I think it might be helpful to try either Mediation or Relate, both are child inclusive, both charge for the service.

Mediation is where you would attend, each of you alone initially, then together and with the help and guidance of a trained Mediator discuss the issues and hopefully come to an agreement...you could discuss with the Mediator the possibility of including your children in the discussions, it might be that as its the older daughter that has issues about who she wants to live with then it might be helpful for her to be included...they are so grown up at 13!

Again Relate can help families through break down and break up and can also include children in the counselling process.

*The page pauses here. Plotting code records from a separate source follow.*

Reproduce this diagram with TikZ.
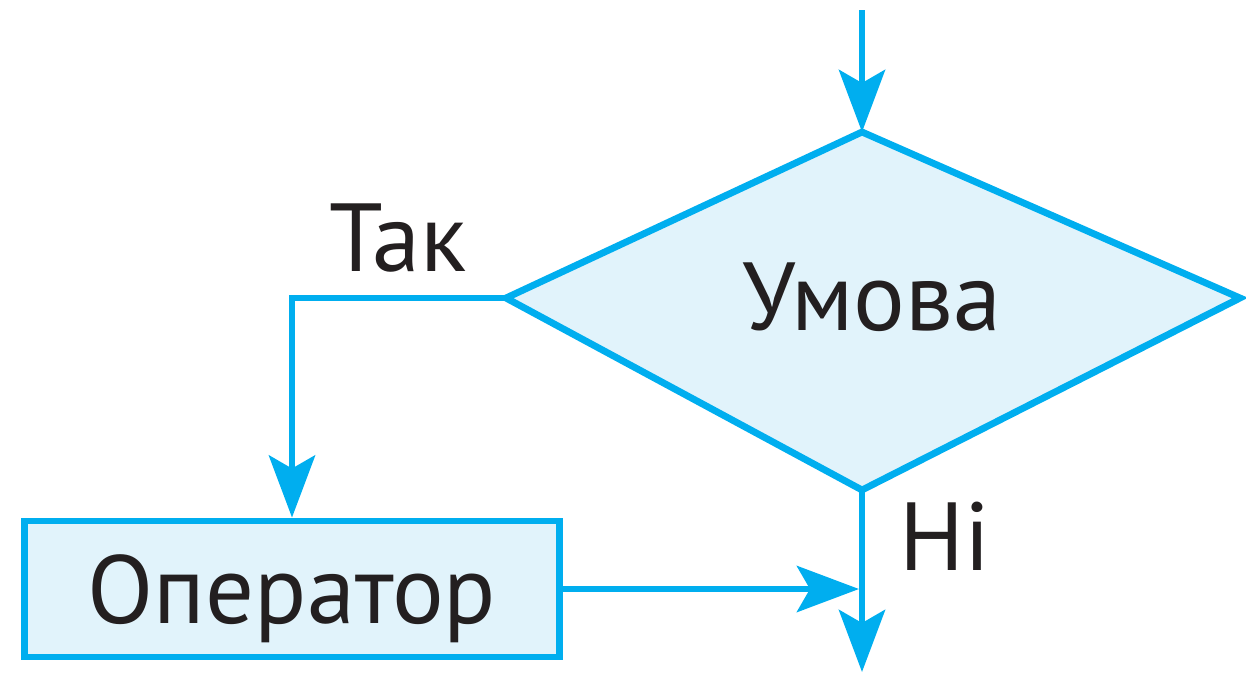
\documentclass[tikz,border=0pt]{standalone}
\usepackage{fontspec}
\setmainfont{PT Sans}
\usetikzlibrary{arrows.meta}
\definecolor{flowline}{HTML}{00AEEF}
\definecolor{flowfill}{HTML}{E1F3FB}
\definecolor{flowtext}{HTML}{231F20}
\begin{document}
\begin{tikzpicture}[x=0.01cm,y=-0.01cm,->,>={Stealth[length=6.2mm,width=4.6mm,inset=1.3mm]},
                    line width=1.95pt,draw=flowline,
                    every node/.style={text=flowtext,font=\fontsize{27.5}{31}\selectfont},
                    opbox/.style={rectangle,draw=flowline,fill=flowfill,inner sep=0pt,
                                  minimum width=5.34cm,minimum height=1.36cm,text depth=0pt}]

  \useasboundingbox (0,0) rectangle (1246,675);

  % corners of the condition block
  \coordinate (top)    at (862,132);
  \coordinate (right)  at (1240,298);
  \coordinate (bottom) at (862,490);
  \coordinate (left)   at (506,298);
  \filldraw[-,fill=flowfill] (top) -- (right) -- (bottom) -- (left) -- cycle;

  \node              (cond) at (872,297) {Умова};
  \node[opbox]       (op)   at (292,589) {Оператор};
  \node[anchor=base] (yes)  at (398,271) {Так};
  \node[anchor=base] (no)   at (945,570) {Ні};

  \coordinate (start) at (862,10);
  \coordinate (join)  at (859,589);
  \coordinate (exit)  at (862,672);

  \path (start)  edge (top)
        (op.east) edge (join)
        (bottom) edge (exit);
  \draw (left) -| (op.north);
\end{tikzpicture}
\end{document}
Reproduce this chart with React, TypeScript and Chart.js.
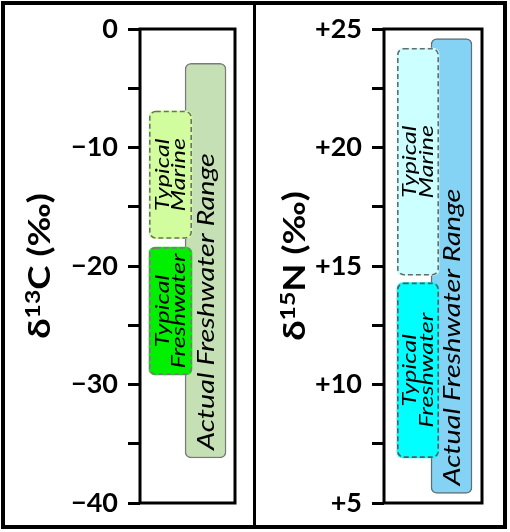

If these suggestions aren't an option, or are not successful then you could apply to the court for a Residency Order, but courts are loathe to intervene where there are no safeguarding issues and usually splitting up siblings is not an option.

If you were married when the children were born then you have Parental Responsibility for them...Theoretically you could keep hold of your oldest daughter if she became so unhappy that it was effecting her emotionally, this isnt something I advise generally and if you were to consider this course of action I would advise you to telephone the police just to make sure that they wouldnt get involved if the mother were to call them and accuse you of kidnap! Also if you did this you would need to apply for Residency, and yes, because of her age she would be listened to...

I think if you possibly can you should try and sort this out without resorting to court action as this will create lots of bitterness and everyone will be affected. It might be helpful if you speak to the school to see if she is unsettled there as if she is unhappy this will usually be reflected by her school work and behaviour.